Lay out the blocks in groups of 4 so that each group of 4 forms a bigger square. Match the colors as you like – random, contrasting or coordinating. These will form the main blocks of the quilt.


For each 4 block square, sew pairs together, without breaking the seam between pairs for the same 4 block square.

This pix shows the way I sewed the blocks together.  When sewing the initial pairs of 5 " blocks, I did not cut the thread between pairs, thus keeping the block togehter.  This keeps me from having to re-arrange or remember.  Another idea is that once you are happy with the layout of the squares, take a picture, print it and use it as your guide.

the back of the block
Without cutting thread, press the seams to one side, then flip one pair onto the other right sides together and sew the two pairs together to form the larger 4 block square. Press seams flat.
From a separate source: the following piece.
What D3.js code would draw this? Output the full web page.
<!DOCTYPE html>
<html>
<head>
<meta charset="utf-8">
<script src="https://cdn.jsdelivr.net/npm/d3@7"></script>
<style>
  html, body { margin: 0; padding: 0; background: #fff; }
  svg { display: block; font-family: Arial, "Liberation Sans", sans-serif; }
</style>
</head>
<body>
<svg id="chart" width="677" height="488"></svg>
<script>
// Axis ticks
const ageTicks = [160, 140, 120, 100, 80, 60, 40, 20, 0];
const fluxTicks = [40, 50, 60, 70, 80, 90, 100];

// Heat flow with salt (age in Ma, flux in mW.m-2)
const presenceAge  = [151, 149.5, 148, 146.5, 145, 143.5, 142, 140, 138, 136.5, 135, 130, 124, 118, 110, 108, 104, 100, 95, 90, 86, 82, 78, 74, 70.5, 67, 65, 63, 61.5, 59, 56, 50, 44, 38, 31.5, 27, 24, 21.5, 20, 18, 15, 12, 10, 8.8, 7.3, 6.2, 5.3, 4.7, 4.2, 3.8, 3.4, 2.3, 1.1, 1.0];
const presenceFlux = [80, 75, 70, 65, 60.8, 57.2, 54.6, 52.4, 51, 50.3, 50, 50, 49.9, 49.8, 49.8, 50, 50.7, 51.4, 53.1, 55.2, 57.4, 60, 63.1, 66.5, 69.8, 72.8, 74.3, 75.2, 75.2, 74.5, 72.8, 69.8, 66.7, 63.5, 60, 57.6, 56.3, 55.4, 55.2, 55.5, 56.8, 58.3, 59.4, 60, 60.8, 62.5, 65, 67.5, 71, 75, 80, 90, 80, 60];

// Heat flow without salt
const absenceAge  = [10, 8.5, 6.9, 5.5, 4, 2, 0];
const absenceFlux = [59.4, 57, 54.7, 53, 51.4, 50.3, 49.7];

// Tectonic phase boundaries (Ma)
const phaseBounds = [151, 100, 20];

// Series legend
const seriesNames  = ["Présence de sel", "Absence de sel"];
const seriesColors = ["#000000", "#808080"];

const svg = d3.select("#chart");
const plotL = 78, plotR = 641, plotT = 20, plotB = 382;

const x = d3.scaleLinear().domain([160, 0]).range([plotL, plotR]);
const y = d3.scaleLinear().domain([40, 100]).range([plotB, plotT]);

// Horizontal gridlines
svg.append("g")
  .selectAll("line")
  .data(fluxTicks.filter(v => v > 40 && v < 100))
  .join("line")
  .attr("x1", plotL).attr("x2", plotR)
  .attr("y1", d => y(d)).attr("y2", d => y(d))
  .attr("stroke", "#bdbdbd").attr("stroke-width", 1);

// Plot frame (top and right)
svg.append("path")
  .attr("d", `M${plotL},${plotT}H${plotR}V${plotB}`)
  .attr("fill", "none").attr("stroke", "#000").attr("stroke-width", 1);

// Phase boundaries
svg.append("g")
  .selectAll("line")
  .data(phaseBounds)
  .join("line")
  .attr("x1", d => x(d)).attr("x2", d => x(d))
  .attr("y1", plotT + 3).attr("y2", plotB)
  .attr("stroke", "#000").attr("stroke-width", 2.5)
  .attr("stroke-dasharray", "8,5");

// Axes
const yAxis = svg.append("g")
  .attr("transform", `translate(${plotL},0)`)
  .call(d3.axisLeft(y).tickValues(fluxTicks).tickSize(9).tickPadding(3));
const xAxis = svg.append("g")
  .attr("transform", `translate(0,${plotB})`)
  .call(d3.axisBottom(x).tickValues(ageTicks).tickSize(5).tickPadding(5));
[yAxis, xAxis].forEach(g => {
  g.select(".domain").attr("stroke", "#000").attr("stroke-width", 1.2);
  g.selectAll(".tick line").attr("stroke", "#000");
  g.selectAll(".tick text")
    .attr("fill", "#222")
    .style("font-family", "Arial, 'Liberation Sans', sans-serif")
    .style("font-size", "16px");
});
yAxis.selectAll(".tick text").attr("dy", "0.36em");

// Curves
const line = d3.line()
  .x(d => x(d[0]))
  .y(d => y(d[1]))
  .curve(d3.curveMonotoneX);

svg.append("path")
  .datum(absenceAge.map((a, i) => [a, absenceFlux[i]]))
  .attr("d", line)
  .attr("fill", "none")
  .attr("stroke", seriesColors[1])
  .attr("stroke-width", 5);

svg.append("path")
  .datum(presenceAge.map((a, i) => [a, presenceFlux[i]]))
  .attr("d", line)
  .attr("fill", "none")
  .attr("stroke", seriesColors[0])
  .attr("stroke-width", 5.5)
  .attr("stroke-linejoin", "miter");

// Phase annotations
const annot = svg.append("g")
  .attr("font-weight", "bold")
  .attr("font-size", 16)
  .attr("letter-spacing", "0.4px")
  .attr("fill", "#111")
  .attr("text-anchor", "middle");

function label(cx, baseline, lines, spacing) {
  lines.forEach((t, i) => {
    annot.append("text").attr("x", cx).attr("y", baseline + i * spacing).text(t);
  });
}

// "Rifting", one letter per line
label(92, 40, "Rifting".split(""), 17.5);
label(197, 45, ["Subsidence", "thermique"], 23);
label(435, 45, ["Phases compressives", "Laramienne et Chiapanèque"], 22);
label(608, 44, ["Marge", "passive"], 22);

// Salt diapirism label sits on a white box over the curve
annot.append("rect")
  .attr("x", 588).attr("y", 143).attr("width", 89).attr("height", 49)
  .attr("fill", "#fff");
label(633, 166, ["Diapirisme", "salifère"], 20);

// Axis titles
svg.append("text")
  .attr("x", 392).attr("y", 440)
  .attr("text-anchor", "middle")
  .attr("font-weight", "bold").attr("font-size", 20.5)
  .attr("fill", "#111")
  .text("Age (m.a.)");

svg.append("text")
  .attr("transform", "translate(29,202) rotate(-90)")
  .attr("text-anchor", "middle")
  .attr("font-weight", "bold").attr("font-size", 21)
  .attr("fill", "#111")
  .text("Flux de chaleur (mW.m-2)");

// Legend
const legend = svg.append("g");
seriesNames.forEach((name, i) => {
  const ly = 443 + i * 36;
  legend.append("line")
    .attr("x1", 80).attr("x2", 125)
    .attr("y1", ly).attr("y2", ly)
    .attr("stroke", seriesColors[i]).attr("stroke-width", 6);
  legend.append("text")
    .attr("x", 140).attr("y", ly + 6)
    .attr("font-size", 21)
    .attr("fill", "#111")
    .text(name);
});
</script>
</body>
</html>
Here is the block with the coordinating border -- I tried different fabrics until I found a match I liked.  A general rule is that the color of the border will bring out the color in the block that is its opposite on the color wheel. Above the blue comes forward in the orange border.


Repeat for the 12 4-block squares. It is a good idea to sew one row at a time and that way you will be able to keep the order that you selected. However, it’s fine to change the order, once the blocks are sewn.




Try out the solid or near solid colors for the border around each block. Stand back and look at the overall blend of color. Cut 1 ½ inch strips of coordinating fabric in a solid or a near-solid print to make the windows. Sew alternate sides first. Trim seams so that they are straight. Sew strips on the top and bottom.




Sew the blocks together. Square the blocks with ruler and rotary cutter. Sew the rows together. Add a border. Press before putting the quilt batting , backing and top together. Quilt as desired and finish with binding.


I numbered my rows with Post-it notes
The pattern is free if you'd like to copy and use it.  Let us know how your quilt turns out!

1 comment:

  1. My mom made me a 'Precious Moments' quilt when I was 14 and kept the scraps over the years and had enough scraps to make Tabytha a baby quilt when she was born. Not too long ago she found one or two left over squares and will be making my youngest daughter, Jessi, a baby quilt. I think it's so wonderful that my girls have something made by their grandma and ties all three of our quilts together. If I had the space in my house to have an area to make quilts, I'd do it, too.